Conclusions and Final Thoughts
I expected the GeForce GTX 680 to be faster than the Radeon HD 7970 from AMD but I honestly didn’t expect it to perform THIS WELL right out of the gate. In my testing, the GTX 680 2GB card was able to beat AMD’s flagship single-GPU card in Battlefield 3, Skyrim, DiRT 3 and Batman: Arkham City. The two offerings were pretty much a toss-up in Deus Ex and the AMD card came out ahead of the NVIDIA card in Metro 2033.
If you just want to use a scoreboard system, that is a 4-to-1 win for NVIDIA in our suite of 6 games. Now we of course don’t test every game PC users want to see, but I really think this collection of titles is indicative of overall performance. Both 3DMark11 and Unigine Heaven 2.5 show the same results – NVIDIA’s new GTX 680 is just a faster card than AMD’s Tahiti.
Power and Efficiency
What is maybe even more impressive and more surprising, is that NVIDIA was able to do this while actually using less power than the Radeon HD 7970 3GB card under a peak load. NVIDIA has usually had the fastest single-GPU option going back to the days of the GTX 285, GTX 480 and GTX 580, but they always had the caveat of being hot and power hungry. The new Kepler GPU balances things out in a way that previously only AMD had the will to do and we found that with features like GPU Boost, the GTX 680 can balance power consumption with performance across a wide range of games efficiently.
There are a host of new features included on Kepler, starting with the addition of being able to support more than two displays. Yes, the AMD cards can still support 6 outputs if you can find one of those magic DP hubs but I think that the four NVIDIA has included are probably enough for most users. I really still wish that NVIDIA wasn’t 2+ years behind on this — but we have it now so NVIDIA fans can stop being pestered by the AMD camp.
GPU Boost is the other big contributor to the success of Kepler as it enables the GPU to perform optimally for EACH game and allows the GPU clock to scale accordingly. In my testing the feature works — and works rather well — and yet still is flexible enough to allow gamers to overclock their new graphics cards with some easy to manipulate software. Yes, there are going to be some slight variances in performance for the same card in different environments as well as variances from card to card. However, until I am proven wrong I don’t believe that it will be a dramatic difference that will plague consumers.
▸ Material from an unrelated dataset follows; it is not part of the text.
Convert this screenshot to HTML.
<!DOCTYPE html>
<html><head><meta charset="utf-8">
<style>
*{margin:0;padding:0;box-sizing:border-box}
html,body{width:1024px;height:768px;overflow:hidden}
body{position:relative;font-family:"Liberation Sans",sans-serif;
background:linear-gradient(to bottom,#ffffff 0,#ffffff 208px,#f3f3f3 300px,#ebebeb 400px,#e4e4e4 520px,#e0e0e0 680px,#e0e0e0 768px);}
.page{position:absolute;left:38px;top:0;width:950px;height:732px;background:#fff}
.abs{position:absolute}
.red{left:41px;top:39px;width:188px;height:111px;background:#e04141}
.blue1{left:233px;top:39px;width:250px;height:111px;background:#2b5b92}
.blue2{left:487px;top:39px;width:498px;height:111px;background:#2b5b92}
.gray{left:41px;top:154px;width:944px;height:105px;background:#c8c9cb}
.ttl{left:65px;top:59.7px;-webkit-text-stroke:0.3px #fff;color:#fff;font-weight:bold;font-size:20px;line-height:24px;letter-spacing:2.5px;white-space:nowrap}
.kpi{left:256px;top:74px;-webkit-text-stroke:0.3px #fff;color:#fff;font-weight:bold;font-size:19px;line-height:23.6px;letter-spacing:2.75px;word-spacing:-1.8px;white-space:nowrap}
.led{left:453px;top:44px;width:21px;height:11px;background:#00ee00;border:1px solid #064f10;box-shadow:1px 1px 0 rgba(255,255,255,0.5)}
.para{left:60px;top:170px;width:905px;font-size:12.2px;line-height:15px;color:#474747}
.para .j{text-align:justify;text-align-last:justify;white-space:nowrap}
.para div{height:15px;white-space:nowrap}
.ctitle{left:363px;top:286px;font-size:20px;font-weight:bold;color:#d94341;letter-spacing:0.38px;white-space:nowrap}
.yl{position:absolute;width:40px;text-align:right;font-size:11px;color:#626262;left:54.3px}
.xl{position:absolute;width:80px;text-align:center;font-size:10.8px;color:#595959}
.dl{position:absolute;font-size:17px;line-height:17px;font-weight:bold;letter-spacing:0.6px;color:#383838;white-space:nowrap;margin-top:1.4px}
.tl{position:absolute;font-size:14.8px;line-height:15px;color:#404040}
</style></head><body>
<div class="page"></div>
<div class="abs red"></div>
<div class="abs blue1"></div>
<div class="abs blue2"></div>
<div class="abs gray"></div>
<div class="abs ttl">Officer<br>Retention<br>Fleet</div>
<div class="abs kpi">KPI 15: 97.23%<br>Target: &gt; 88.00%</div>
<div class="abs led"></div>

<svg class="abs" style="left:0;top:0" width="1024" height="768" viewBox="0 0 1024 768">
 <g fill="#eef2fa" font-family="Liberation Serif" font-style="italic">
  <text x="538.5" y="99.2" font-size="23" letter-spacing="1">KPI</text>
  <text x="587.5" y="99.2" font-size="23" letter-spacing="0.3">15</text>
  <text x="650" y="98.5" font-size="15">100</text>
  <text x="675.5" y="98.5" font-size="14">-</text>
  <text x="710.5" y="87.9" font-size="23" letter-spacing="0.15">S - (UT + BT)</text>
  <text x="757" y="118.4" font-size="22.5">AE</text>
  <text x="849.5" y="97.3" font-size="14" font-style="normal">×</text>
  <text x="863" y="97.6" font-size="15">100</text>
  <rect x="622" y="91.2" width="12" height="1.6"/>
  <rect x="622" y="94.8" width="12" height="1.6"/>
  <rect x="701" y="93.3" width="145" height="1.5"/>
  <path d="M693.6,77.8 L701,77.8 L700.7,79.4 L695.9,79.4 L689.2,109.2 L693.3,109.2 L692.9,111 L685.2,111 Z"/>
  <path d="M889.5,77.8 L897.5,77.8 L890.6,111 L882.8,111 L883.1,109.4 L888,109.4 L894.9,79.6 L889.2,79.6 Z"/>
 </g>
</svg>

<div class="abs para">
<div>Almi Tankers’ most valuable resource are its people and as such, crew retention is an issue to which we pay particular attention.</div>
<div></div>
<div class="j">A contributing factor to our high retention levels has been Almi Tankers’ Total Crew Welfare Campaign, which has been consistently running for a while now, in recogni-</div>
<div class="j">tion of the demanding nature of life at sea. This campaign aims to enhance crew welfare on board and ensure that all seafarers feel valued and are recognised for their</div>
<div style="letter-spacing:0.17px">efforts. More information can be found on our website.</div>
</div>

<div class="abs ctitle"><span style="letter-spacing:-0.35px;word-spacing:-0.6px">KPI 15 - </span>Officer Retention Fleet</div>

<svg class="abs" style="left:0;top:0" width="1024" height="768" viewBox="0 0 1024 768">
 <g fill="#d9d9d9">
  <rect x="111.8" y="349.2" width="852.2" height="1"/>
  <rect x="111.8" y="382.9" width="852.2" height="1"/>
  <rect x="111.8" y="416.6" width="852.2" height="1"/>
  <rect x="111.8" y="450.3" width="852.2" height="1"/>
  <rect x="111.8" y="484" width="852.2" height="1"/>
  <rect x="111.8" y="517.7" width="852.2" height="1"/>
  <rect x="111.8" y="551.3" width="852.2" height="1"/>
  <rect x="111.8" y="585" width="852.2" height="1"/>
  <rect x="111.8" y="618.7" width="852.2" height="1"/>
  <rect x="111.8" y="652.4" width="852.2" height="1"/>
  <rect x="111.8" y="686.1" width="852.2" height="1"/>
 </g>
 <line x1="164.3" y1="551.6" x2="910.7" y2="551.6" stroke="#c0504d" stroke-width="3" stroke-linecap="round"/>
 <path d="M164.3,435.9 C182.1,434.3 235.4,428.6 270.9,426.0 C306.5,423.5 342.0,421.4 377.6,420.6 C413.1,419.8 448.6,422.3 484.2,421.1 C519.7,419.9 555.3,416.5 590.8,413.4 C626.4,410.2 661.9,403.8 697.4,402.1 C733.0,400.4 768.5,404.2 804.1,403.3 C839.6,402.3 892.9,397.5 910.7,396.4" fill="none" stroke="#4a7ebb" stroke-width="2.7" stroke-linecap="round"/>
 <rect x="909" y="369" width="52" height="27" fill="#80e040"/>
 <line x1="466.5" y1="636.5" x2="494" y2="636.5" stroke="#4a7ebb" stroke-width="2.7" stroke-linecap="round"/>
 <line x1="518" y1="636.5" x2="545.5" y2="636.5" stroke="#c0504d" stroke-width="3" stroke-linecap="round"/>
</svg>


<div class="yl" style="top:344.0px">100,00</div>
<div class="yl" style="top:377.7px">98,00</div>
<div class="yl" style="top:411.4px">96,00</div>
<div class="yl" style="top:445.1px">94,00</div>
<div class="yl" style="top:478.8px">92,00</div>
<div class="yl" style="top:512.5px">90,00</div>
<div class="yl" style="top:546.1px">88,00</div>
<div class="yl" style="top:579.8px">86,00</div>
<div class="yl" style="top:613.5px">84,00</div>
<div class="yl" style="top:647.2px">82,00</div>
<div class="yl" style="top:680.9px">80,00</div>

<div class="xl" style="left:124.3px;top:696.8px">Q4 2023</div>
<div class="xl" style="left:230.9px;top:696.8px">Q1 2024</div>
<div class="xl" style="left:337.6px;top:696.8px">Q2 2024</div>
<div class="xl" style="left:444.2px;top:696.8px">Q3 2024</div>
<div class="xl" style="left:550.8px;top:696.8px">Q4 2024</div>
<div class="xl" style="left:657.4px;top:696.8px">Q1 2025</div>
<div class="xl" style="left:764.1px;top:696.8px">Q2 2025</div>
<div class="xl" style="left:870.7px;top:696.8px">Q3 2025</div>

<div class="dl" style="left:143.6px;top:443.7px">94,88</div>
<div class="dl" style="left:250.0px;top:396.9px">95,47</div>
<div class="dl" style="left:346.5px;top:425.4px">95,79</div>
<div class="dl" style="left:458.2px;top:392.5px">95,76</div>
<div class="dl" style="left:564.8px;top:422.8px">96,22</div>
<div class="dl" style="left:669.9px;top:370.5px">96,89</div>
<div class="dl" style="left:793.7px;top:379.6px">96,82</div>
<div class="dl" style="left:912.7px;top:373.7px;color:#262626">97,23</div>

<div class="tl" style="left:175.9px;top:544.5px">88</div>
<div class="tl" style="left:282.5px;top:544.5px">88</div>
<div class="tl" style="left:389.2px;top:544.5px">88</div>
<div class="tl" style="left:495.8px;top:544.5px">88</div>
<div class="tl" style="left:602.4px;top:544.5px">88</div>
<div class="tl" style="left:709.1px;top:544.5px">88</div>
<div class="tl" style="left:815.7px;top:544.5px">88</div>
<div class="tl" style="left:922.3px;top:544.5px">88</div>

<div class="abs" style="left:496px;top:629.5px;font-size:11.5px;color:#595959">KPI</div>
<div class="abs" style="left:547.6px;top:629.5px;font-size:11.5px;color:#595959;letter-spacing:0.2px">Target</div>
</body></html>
I am a big fan of both the new Adaptive VSync and Frame Rate Target options as well, because they give users the ability and added flexibility that we haven’t seen before. The eternal debate of vsync on versus vsync off hasn’t been put completely to rest, but with the capability to smoothly scale under 60 FPS now an option on the GTX 680 I can see enabling that more and more in my own gaming. Frame rate targeting allows gamers that are on older or less strenuous games to slow down the GPU and decrease power consumption rather than wasting both to unneeded frames.
Pricing and Availability
The GeForce GTX 680 2GB Card is available immediately (and was actually for sale last night if you were quick enough) and should have a decent enough stock for the initial surge of buyers. If not, and we start to see sell outs, I am told that NVIDIA plans on having an even larger shipment available in the first week of April.
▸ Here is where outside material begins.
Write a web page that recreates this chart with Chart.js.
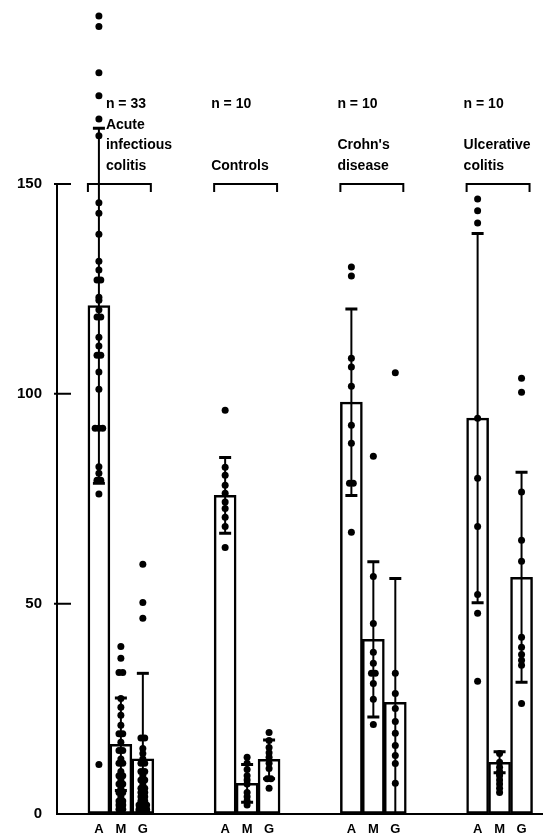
<!DOCTYPE html>
<html>
<head>
<meta charset="utf-8">
<script src="https://cdn.jsdelivr.net/npm/chart.js@4"></script>
<style>
  html, body { margin: 0; padding: 0; background: #fff; }
  #wrap { width: 546px; height: 834px; position: relative; }
</style>
</head>
<body>
<div id="wrap"><canvas id="chart"></canvas></div>
<script>
// groups and labels
const groupLines = [['Acute', 'infectious', 'colitis'], ['Controls'], ["Crohn's", 'disease'], ['Ulcerative', 'colitis']];
const groupN = ['n = 33', 'n = 10', 'n = 10', 'n = 10'];
const barLabels = ['A', 'M', 'G'];
const yTicks = [0, 50, 100, 150];

// bar heights (means) and error bar half-lengths
const meanA = [121, 75.8, 98, 94.2];
const meanM = [16.5, 7.2, 41.5, 12.2];
const meanG = [13, 12.9, 26.5, 56.3];
const sdA = [42.3, 9, 22.2, 44];
const sdM = [11, 4.5, 18.5, 2.5];
const sdG = [20.4, 4.6, 29.5, 25];

// individual values
const dotsA = [
  [190, 187.5, 176.5, 171, 165.5, 161.5, 145.5, 143, 138, 131.6, 129.5, 127.1, 127.1, 123, 122.3, 120, 118.3, 118.3, 113.5, 111.4, 109.2, 109.2, 105.2, 101.1, 91.8, 91.8, 91.8, 82.6, 81.1, 79.4, 79.4, 76.1, 11.7],
  [96.1, 82.5, 80.6, 78.2, 76.3, 74.2, 72.7, 70.6, 68.4, 63.4],
  [130.2, 128.1, 108.5, 106.4, 101.8, 92.5, 88.2, 78.7, 78.7, 67],
  [146.4, 143.6, 140.7, 94.2, 79.9, 68.4, 52.2, 47.7, 31.5]
];
const dotsM = [
  [39.8, 37, 33.6, 33.6, 27.4, 25.3, 23.4, 21, 19, 19, 17, 15, 15, 13, 12, 12, 10, 9, 9, 8, 7, 7, 6, 5, 5, 4, 3, 3, 2, 2, 1, 1, 0.5],
  [13.4, 12, 10.5, 9, 8, 7, 5, 4, 3, 2],
  [85.1, 56.5, 45.3, 38.4, 35.8, 33.4, 33.4, 31, 27.2, 21.2],
  [14.3, 12.2, 11, 10, 9.5, 9, 8, 7, 6, 5]
];
const dotsG = [
  [59.4, 50.3, 46.5, 18, 18, 15.5, 14.3, 13, 12, 12, 10, 10, 9, 8, 8, 7, 6, 6, 5, 5, 4, 4, 3, 3, 2, 2, 2, 1, 1, 1, 0.5, 0.5, 0.5],
  [19.3, 17.4, 15.7, 14.5, 13.4, 12, 10.7, 8.3, 8.3, 6],
  [105, 33.4, 28.6, 25, 21.9, 19.1, 16.2, 13.8, 11.9, 7.2],
  [103.7, 100.4, 76.6, 65.1, 60.1, 42, 39.6, 37.9, 36.5, 35.3, 26.2]
];

const barStep = 0.174;    // distance between bar centres, x units
const dupGap = 0.03;      // side-by-side spread for equal values
const means = [meanA, meanM, meanG];
const sds = [sdA, sdM, sdG];
const dots = [dotsA, dotsM, dotsG];

const barX = (g, j) => (g + 1) + (j - 1) * barStep;

const barData = [], barErr = [], dotData = [], tickPos = [];
for (let g = 0; g < 4; g++) {
  for (let j = 0; j < 3; j++) {
    const x = barX(g, j);
    tickPos.push(x);
    barData.push({ x: x, y: means[j][g] });
    barErr.push(sds[j][g]);
    const vals = dots[j][g];
    const seen = {};
    vals.forEach(v => {
      const k = vals.filter(w => w === v).length;
      const i = seen[v] = (seen[v] === undefined ? 0 : seen[v] + 1);
      dotData.push({ x: x + (i - (k - 1) / 2) * dupGap, y: v });
    });
  }
}

const FONT = "'Liberation Sans', Arial, sans-serif";

const decor = {
  id: 'decor',
  afterDatasetsDraw(chart) {
    const { ctx, scales: { x, y } } = chart;
    const bars = chart.getDatasetMeta(1).data;
    ctx.save();
    ctx.strokeStyle = '#000';
    ctx.fillStyle = '#000';
    // error bars
    bars.forEach((b, i) => {
      const m = barData[i].y, e = barErr[i];
      const top = y.getPixelForValue(m + e);
      const bot = y.getPixelForValue(Math.max(0, m - e));
      ctx.lineWidth = 2;
      ctx.beginPath();
      ctx.moveTo(b.x, top); ctx.lineTo(b.x, bot);
      ctx.stroke();
      ctx.lineWidth = 3;
      ctx.beginPath();
      ctx.moveTo(b.x - 6, top); ctx.lineTo(b.x + 6, top);
      if (m - e > 0) { ctx.moveTo(b.x - 6, bot); ctx.lineTo(b.x + 6, bot); }
      ctx.stroke();
    });
    // y axis line 0..150 with inward ticks
    ctx.lineWidth = 2;
    ctx.beginPath();
    ctx.moveTo(x.left, y.getPixelForValue(0) + 1);
    ctx.lineTo(x.left, y.getPixelForValue(150));
    yTicks.slice(1).forEach(v => {
      const py = y.getPixelForValue(v);
      ctx.moveTo(x.left - 3, py);
      ctx.lineTo(x.left + 14, py);
    });
    ctx.stroke();
    // group labels and brackets
    ctx.font = 'bold 14px ' + FONT;
    ctx.textBaseline = 'middle';
    ctx.textAlign = 'left';
    for (let g = 0; g < 4; g++) {
      const a = bars[g * 3], gg = bars[g * 3 + 2];
      const left = a.x - a.width / 2;
      const right = gg.x + gg.width / 2 - 3;
      const by = y.getPixelForValue(150);
      ctx.lineWidth = 2;
      ctx.beginPath();
      ctx.moveTo(left, by + 8); ctx.lineTo(left, by); ctx.lineTo(right, by); ctx.lineTo(right, by + 8);
      ctx.stroke();
      const tx = g === 0 ? left + 18 : left - 3;
      ctx.fillText(groupN[g], tx, 104);
      const lines = groupLines[g];
      lines.forEach((t, k) => {
        ctx.fillText(t, tx, 166 - (lines.length - 1 - k) * 20.5);
      });
    }
    ctx.restore();
  }
};

const noPad = s => { s.paddingLeft = 0; s.paddingRight = 0; s.paddingTop = 0; s.paddingBottom = 0; };

new Chart(document.getElementById('chart'), {
  type: 'bar',
  data: {
    datasets: [
      {
        type: 'scatter',
        data: dotData,
        backgroundColor: '#000',
        borderColor: '#000',
        pointRadius: 3.5,
        pointHoverRadius: 3.5,
        borderWidth: 0,
        order: 1,
        clip: false
      },
      {
        type: 'bar',
        data: barData,
        backgroundColor: '#fff',
        borderColor: '#000',
        borderWidth: 2.5,
        borderSkipped: false,
        barThickness: 22,
        order: 2
      }
    ]
  },
  options: {
    responsive: true,
    maintainAspectRatio: false,
    animation: false,
    layout: { padding: 0 },
    plugins: { legend: { display: false }, tooltip: { enabled: false } },
    scales: {
      x: {
        type: 'linear',
        offset: false,
        bounds: 'data',
        min: 0.494,
        max: 4.34,
        afterBuildTicks: s => { s.ticks = tickPos.map(v => ({ value: v })); },
        afterFit: s => { s.height = 20.5; noPad(s); },
        grid: { display: false, offset: false },
        border: { display: true, color: '#000', width: 2 },
        ticks: {
          autoSkip: false,
          maxRotation: 0,
          padding: 0,
          color: '#000',
          font: { family: FONT, size: 13, weight: 'bold' },
          callback: (v, i) => barLabels[i % 3]
        }
      },
      y: {
        min: 0,
        max: 193,
        afterBuildTicks: s => { s.ticks = yTicks.map(v => ({ value: v })); },
        afterFit: s => { s.width = 57; noPad(s); },
        grid: { display: false },
        border: { display: false },
        ticks: {
          padding: 7,
          color: '#000',
          font: { family: FONT, size: 15, weight: 'bold' }
        }
      }
    }
  },
  plugins: [decor]
});
</script>
</body>
</html>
- NVIDIA GeForce GTX 680 2GB – $499
- AMD Radeon HD 7970 3GB – $549
- AMD Radeon HD 7950 3GB – $449
- NVIDIA GeForce GTX 580 1.5GB – $409
As the prices sit today, the GTX 680 is not only the best performing single-GPU card on the market(and the most power efficient), but it is also a better value than the AMD Radeon HD 7970 3GB and likely even the HD 7950 3GB when you consider the performance delta between the cards. NVIDIA could have sold this card for $599 and while we would have complained, the performance and market variables would have allowed it. Instead, NVIDIA took a more consumer-friendly route and tried to price it closer to what we had expected months ago.
I think it goes without saying that the new GeForce GTX 680 2GB graphics card from NVIDIA really has impressed me in my short time with it. The performance of the new Kepler GPU is astounding as it was able to best the Radeon HD 7970 in the large majority or our tests and really only lost to it in one — Metro 2033. While some users might stress over the variability that it introduces, I think the GPU Boost technology is innovative and really helps the GPU stand up above the HD 7970 3GB in overall performance. Added bonuses like Adaptive VSync and Frame Rate Targeting add to the differentiation of the GTX 680 and the long-awaited ability to run NVIDIA Surround gaming configurations on a single GPU really completes the story.
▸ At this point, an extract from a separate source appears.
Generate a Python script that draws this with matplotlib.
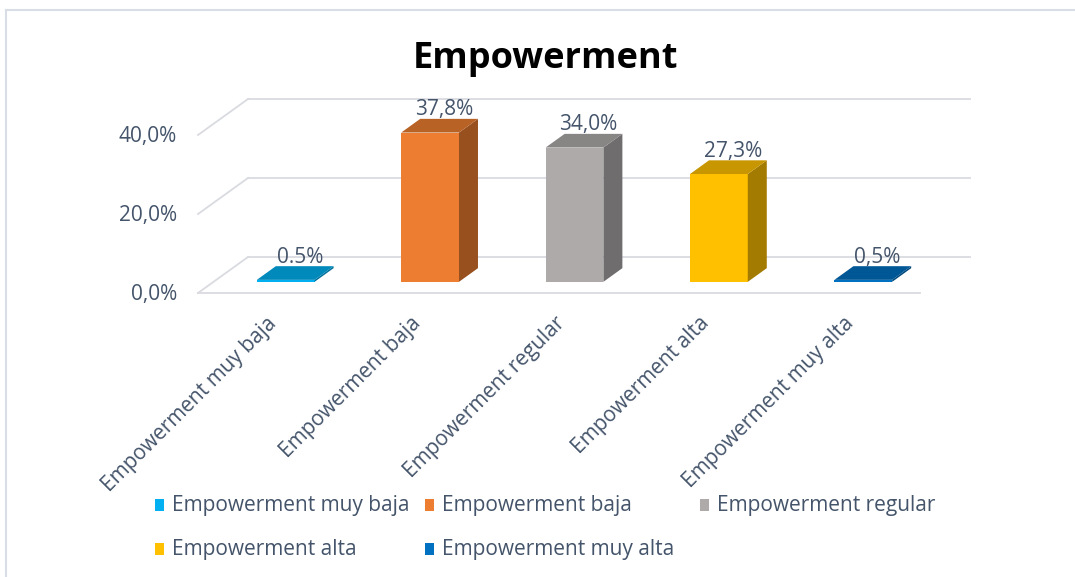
import matplotlib
matplotlib.use("Agg")
import matplotlib.pyplot as plt
from matplotlib.patches import Polygon, Rectangle
import numpy as np

# ---- data ----
categories = ["Empowerment muy baja", "Empowerment baja", "Empowerment regular",
              "Empowerment alta", "Empowerment muy alta"]
values = [0.5, 37.8, 34.0, 27.3, 0.5]
value_labels = ["0.5%", "37,8%", "34,0%", "27,3%", "0,5%"]
yticks = [0, 20, 40]
ytick_labels = ["0,0%", "20,0%", "40,0%"]
title = "Empowerment"

colors = ["#00B0F0", "#ED7D31", "#AEAAAA", "#FFC000", "#0070C0"]

W, H = 1075, 577
FONT = "Open Sans"
TXT = "#44546A"
FS = 15

fig = plt.figure(figsize=(W / 100, H / 100), dpi=100)
ax = fig.add_axes([0, 0, 1, 1])
ax.set_axis_off()

# mapping of the axes so that the oblique 3D look fits the frame
PX_CAT, X0 = 144.4, 198.0
PX_PCT, Y0 = 3.95, 293.0
xl = -0.5 - X0 / PX_CAT
yl = -(H - Y0) / PX_PCT
ax.set_xlim(xl, xl + W / PX_CAT)
ax.set_ylim(yl, yl + H / PX_PCT)

DX = 50 / PX_CAT      # full depth offset (x units)
DY = 36 / PX_PCT      # full depth offset (y units)
n = len(categories)
x_lo, x_hi = -0.5, n - 0.5

def P(x, y, z):
    return (x + z * DX, y + z * DY)

grid_c = "#D9DBE0"
# gridlines: back wall + left side wall
for t in yticks:
    a, b = P(x_lo, t, 1), P(x_hi, t, 1)
    ax.plot([a[0], b[0]], [a[1], b[1]], color=grid_c, lw=1.3, zorder=1)
    c = P(x_lo, t, 0)
    ax.plot([c[0], a[0]], [c[1], a[1]], color=grid_c, lw=1.3, zorder=1)
# floor front edge
f0, f1 = P(x_lo, 0, 0), P(x_hi, 0, 0)
ax.plot([f0[0], f1[0]], [f0[1], f1[1]], color=grid_c, lw=1.3, zorder=1)

def shade(c, f):
    r, g, b = matplotlib.colors.to_rgb(c)
    return (r * f, g * f, b * f)

BW = 0.40
Z0, Z1 = 0.31, 0.69
xs = np.arange(n)
# front faces drawn as bars
fx = xs + Z0 * DX
fb = Z0 * DY
ax.bar(fx, values, width=BW, bottom=fb, color=colors, zorder=3, linewidth=0)
for i, v in enumerate(values):
    xl0 = xs[i] - BW / 2
    xr0 = xs[i] + BW / 2
    # side face
    side = [P(xr0, 0, Z0), P(xr0, 0, Z1), P(xr0, v, Z1), P(xr0, v, Z0)]
    ax.add_patch(Polygon(side, closed=True, facecolor=shade(colors[i], 0.64),
                         edgecolor="none", zorder=3))
    # top face
    top = [P(xl0, v, Z0), P(xr0, v, Z0), P(xr0, v, Z1), P(xl0, v, Z1)]
    ax.add_patch(Polygon(top, closed=True, facecolor=shade(colors[i], 0.78),
                         edgecolor="none", zorder=4))
    # value label
    lx, ly = P(xs[i], v, Z1)
    ax.annotate(value_labels[i], (lx - 0.1 * DX, ly), xytext=(0, -1),
                textcoords="offset points", ha="center", va="bottom",
                fontsize=FS, color=TXT, family=FONT, zorder=5)

# y tick labels
for t, s in zip(yticks, ytick_labels):
    ax.text(x_lo - 21 / PX_CAT, t - 0.4, s, ha="right", va="center",
            fontsize=FS, color=TXT, family=FONT)

# category labels
for i, s in enumerate(categories):
    ax.text(xs[i] - 0.03, -5.0, s, rotation=45, rotation_mode="anchor",
            ha="right", va="top", fontsize=FS, color=TXT, family=FONT)

# title
fig.text(546 / W, 1 - 59 / H, title, ha="center", va="center",
         fontsize=26, fontweight="bold", color="black", family=FONT)

# legend (row-wise, Excel style)
leg_pos = [(155, 505), (425, 505), (700, 505), (155, 549), (425, 549)]
for (px, py), s, c in zip(leg_pos, categories, colors):
    fig.add_artist(Rectangle((px / W, 1 - (py + 6) / H), 9 / W, 12 / H,
                             transform=fig.transFigure, facecolor=c,
                             edgecolor="none"))
    fig.text((px + 17) / W, 1 - py / H, s, ha="left", va="center",
             fontsize=FS, color=TXT, family=FONT)

# chart frame
frame_c = "#D9DDE6"
fig.add_artist(plt.Line2D([6 / W, 6 / W], [0, 1 - 10 / H], color=frame_c,
                          lw=1.5, transform=fig.transFigure))
fig.add_artist(plt.Line2D([6 / W, 1], [1 - 10 / H, 1 - 10 / H], color=frame_c,
                          lw=1.5, transform=fig.transFigure))

fig.savefig("out.png", dpi=100, facecolor="white")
The AMD Radeon HD 7000-series still has some advantages including 6 display support, a larger frame buffer on the HD 7970 and HD 7950 cards (along with a wider memory bus) and some pretty impressive overclocking headroom. The GTX 680 is likely my new favorite high end enthusiast graphics card, but it wasn’t enough to simply cement itself as the only player. Competition is good, and competition is back.